Variable Universal Life (VUL) & Indexed Universal Life (IUL) vs Whole Life (WL) Insurance
Variable
Universal Life (VUL) & Indexed Universal Life (IUL) are indexes that payout
according to the performance of the market(s) they deal in. Universal Life (UL) is the basis that VUL and IUL are built on (actuarial tables of term insurance). Whole Life (WL) is
outside of these markets and has continual payouts due to its preset business
and investing model using its own policy holders.
IUL insurance policies have higher risk and reward, if a market goes down then the compound interest gets interrupted and can even negate years of prior successes.
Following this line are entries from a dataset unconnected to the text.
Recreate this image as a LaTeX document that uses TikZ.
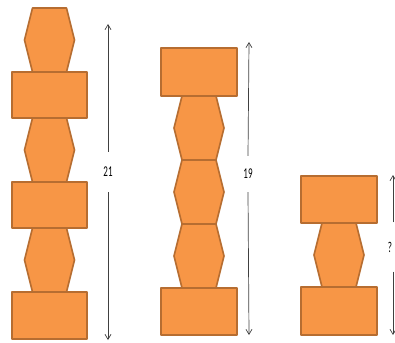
\documentclass[tikz,border=0pt]{standalone}
\usepackage{fontspec}
\setmainfont{Carlito}
\usetikzlibrary{arrows.meta}

\definecolor{blockfill}{HTML}{F79646}
\definecolor{blockline}{HTML}{B66D31}
\definecolor{rulergray}{HTML}{404040}

\tikzset{
  block/.style={fill=blockfill, draw=blockline, line width=1.6pt, line join=round},
  ruler/.style={draw=rulergray, line width=0.7pt, -{Straight Barb[length=5pt,width=6pt]}},
  height/.style={font=\fontsize{15}{15}\selectfont, xscale=0.6, inner sep=0pt, minimum height=#1},
  hexa/.pic={\path[block] (-17,0) -- (17,0) -- (25,32) -- (17,64) -- (-17,64) -- (-25,32) -- cycle;}
}

\begin{document}
\begin{tikzpicture}[x=1pt, y=-1pt]
\useasboundingbox (0,0) rectangle (395,342);

% left stack
\pic at (49.5,8) {hexa};
\pic at (49.5,118) {hexa};
\pic at (49.5,228) {hexa};
\draw[block] (12,72) rectangle (87,118);
\draw[block] (12,182) rectangle (87,228);
\draw[block] (12,292) rectangle (87,339);

% middle stack
\pic at (199,96) {hexa};
\pic at (199,160) {hexa};
\pic at (199,224) {hexa};
\draw[block] (161,48) rectangle (237,96);
\draw[block] (161,288) rectangle (237,335);

% right stack
\pic at (339,223) {hexa};
\draw[block] (301,176) rectangle (377,223);
\draw[block] (301,287) rectangle (377,335);

% heights
\coordinate (topA) at (108,24);
\coordinate (botA) at (108,340);
\node[height=40pt] (lblA) at (108,172) {21};
\draw[ruler] (lblA.north) -- (topA);
\draw[ruler] (lblA.south) -- (botA);

\coordinate (topB) at (249,42);
\coordinate (botB) at (249,335);
\node[height=36pt] (lblB) at (248,174) {19};
\draw[ruler] (lblB.north) -- (topB);
\draw[ruler] (lblB.south) -- (botB);

\coordinate (topC) at (393,175);
\coordinate (botC) at (393,335);
\node[height=49pt] (lblC) at (390,247) {?};
\draw[ruler] (lblC.north -| topC) -- (topC);
\draw[ruler] (lblC.south -| botC) -- (botC);

\end{tikzpicture}
\end{document}
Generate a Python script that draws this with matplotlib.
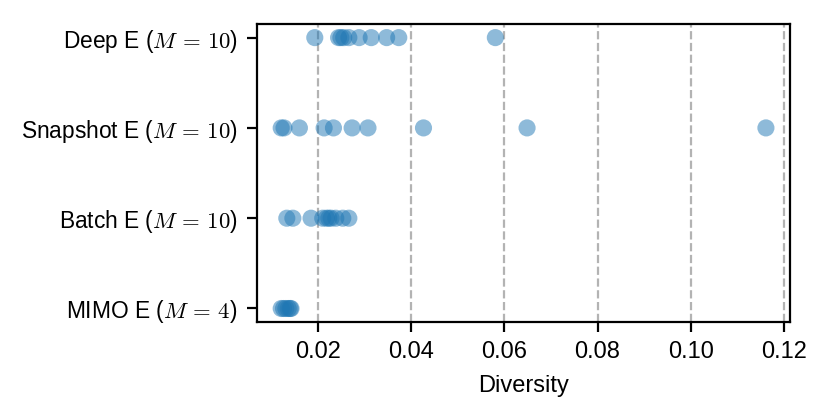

More risk – more reward, whereas these whole life insurance companies have been paying dividends nonstop for ~200 years with a constant rate of return. So while nothing is guaranteed in life, this is as close as it gets to that! Mutual funds will show an average rate of return, but it does not reveal the real rate of return. For example, a 10% gain of a $100K investment will result in $10K gained. But the subsequent year may have a 10% loss of the $110K investment which will result in $11K lost. So you now have $1K less than when you started but the mutual funds will report the investment as “0%” technically. See the issue with these riskier investment funds?
On the other hand, Whole Life has guarantees built into it, so if the carrier doesn't pay a dividend that year, they'll still payout a minimum guaranteed rate based on the policy's valuation (i.e. 4% to 5%). All the risk in a whole life policy is on the insurance company. With VUL or IUL, there is no guarantees provided by the insurance carrier so all the risk is placed on the insured.